Of all the unwitting participants duped into believing they were appearing in the supposed nonfiction pic that became “Borat: Cultural Learnings of America for Make Benefit Glorious Nation of Kazakhstan,” perhaps none have as sad a tale to tell as the Romanian townspeople who played Borat’s fellow villagers and are at the center of the thought-provoking docu “Carmen Meets Borat.” Yet by focusing as much — if not more — on her 17-year-old subject’s coming of age as on the chaotic fallout of the original “Borat” shooting, vet documaker Mercedes Stalenhoef has created a resonant treatise on ambition and exploitation that will meet with praise at fests, on the tube and in ancillary.
The dirt-poor Romanian village of Glod is home to Ionela Carmen Ciorobea, who works as barmaid and clerk at the supermarket-cum-tavern owned and operated by her mother and father. Her dad is sincere in his desire to improve village life, even in the face of derision from some factions. Stalenhoef met Carmen while traveling for pleasure, prior to Fox’s “Borat” shoot, and was taken enough with the teenager’s predicament and dreams of going to Spain to begin planning a docu on her immediately following the vacation.
Though the helmer wasn’t around when Carmen’s grandfather was used as “the town mechanic and abortionist” in the first reel of “Borat,” she captures the family’s outrage at the finished film. Things become downright embarrassing when a German lawyer shows up with controversial ambulance chaser Ed Fagan in tow. As they down shots around the kitchen table, Fagan promises to fly them all to Los Angeles to confront “Borat” star Sacha Baron Cohen and sue him for millions of dollars.

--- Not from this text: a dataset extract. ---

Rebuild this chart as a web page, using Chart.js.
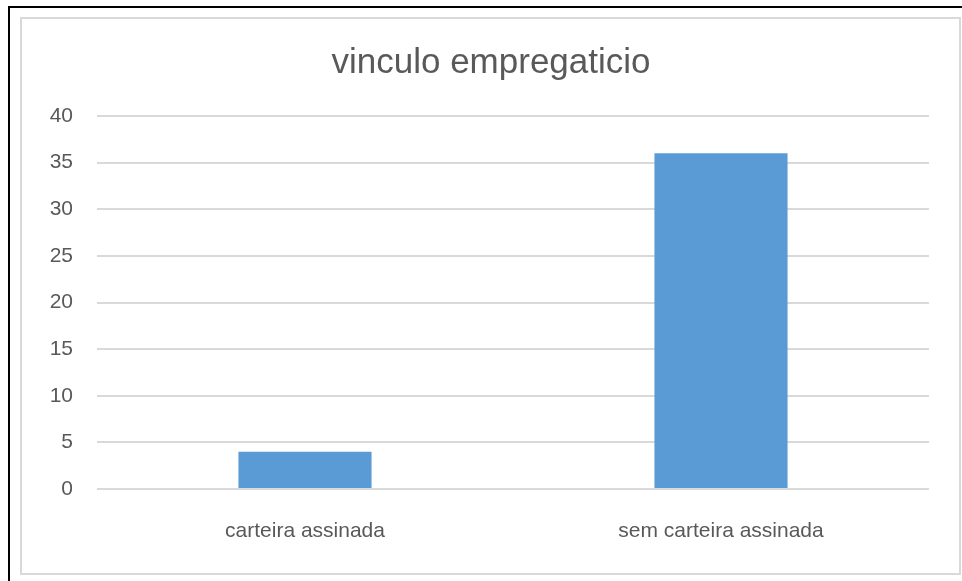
<!DOCTYPE html>
<html>
<head>
<meta charset="utf-8">
<script src="https://cdn.jsdelivr.net/npm/chart.js@4"></script>
<style>
  body { margin: 0; background: #fff; }
  #wrap { position: relative; width: 962px; height: 581px; overflow: hidden; }
  #outer { position: absolute; left: 8px; top: 6px; width: 1000px; height: 1000px; border-left: 2px solid #000; border-top: 2px solid #000; }
  #inner { position: absolute; left: 20px; top: 17px; width: 937px; height: 554px; border: 2px solid #d9d9d9; }
  canvas { position: absolute; left: 0; top: 0; }
</style>
</head>
<body>
<div id="wrap">
  <div id="outer"></div>
  <div id="inner"></div>
  <canvas id="vinculoChart" width="962" height="581"></canvas>
</div>
<script>
const categorias = ['carteira assinada', 'sem carteira assinada'];
const valores = [4, 36];
const tituloGrafico = 'vinculo empregaticio';

const corTexto = '#595959';
const fonte = 'Liberation Sans, Arial, sans-serif';

const ctx = document.getElementById('vinculoChart').getContext('2d');
const vinculoChart = new Chart(ctx, {
    type: 'bar',
    data: {
        labels: categorias,
        datasets: [{
            label: 'Série1',
            data: valores,
            backgroundColor: '#5b9bd5',
            borderWidth: 0,
            categoryPercentage: 1,
            barPercentage: 0.32
        }]
    },
    options: {
        responsive: false,
        animation: false,
        layout: { padding: { left: 20, right: 0, top: 0, bottom: 0 } },
        plugins: {
            legend: { display: false },
            tooltip: { enabled: false },
            title: {
                display: true,
                text: tituloGrafico,
                color: corTexto,
                font: { family: fonte, size: 35, weight: 'normal' },
                padding: { top: 42, bottom: 32 }
            }
        },
        scales: {
            x: {
                grid: { display: false, drawTicks: false },
                border: { display: false },
                ticks: { color: corTexto, font: { family: fonte, size: 21 }, padding: 30 },
                afterFit: (s) => { s.height = 92; }
            },
            y: {
                min: 0,
                max: 40,
                ticks: { stepSize: 5, color: corTexto, font: { family: fonte, size: 21 }, padding: 24 },
                grid: { color: '#d9d9d9', lineWidth: 2, drawTicks: false },
                border: { display: false },
                afterFit: (s) => { s.width = 77; }
            },
            y2: {
                position: 'right',
                display: true,
                grid: { display: false, drawTicks: false },
                border: { display: false },
                ticks: { display: false },
                afterFit: (s) => { s.width = 33; }
            }
        }
    }
});
</script>
</body>
</html>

What eventually transpires is that Carmen’s dad and grandfather and Glod’s mayor are pushed by Fagan into Fox’s London offices, where they are summarily dismissed at the reception desk.
Meanwhile, back in Romania, Carmen finally succumbs to the sweet talk of suitor Cristi, only to discover he’s been pilfering from the cash register. Though her father is crushed by circumstances and suspected by the townspeople of hoarding the spoils, things end on a cautious, high note.
Stalenhoef’s relaxed approach to her subjects and their heartbreakingly honest naivete make for absorbing, provocative stuff, and the pic’s tech package is tidy. Oddly enough, both Cohen and Fagan are thanked in the closing credits. Subsequently, the lawsuit was dismissed for being, no kidding, “too vague.”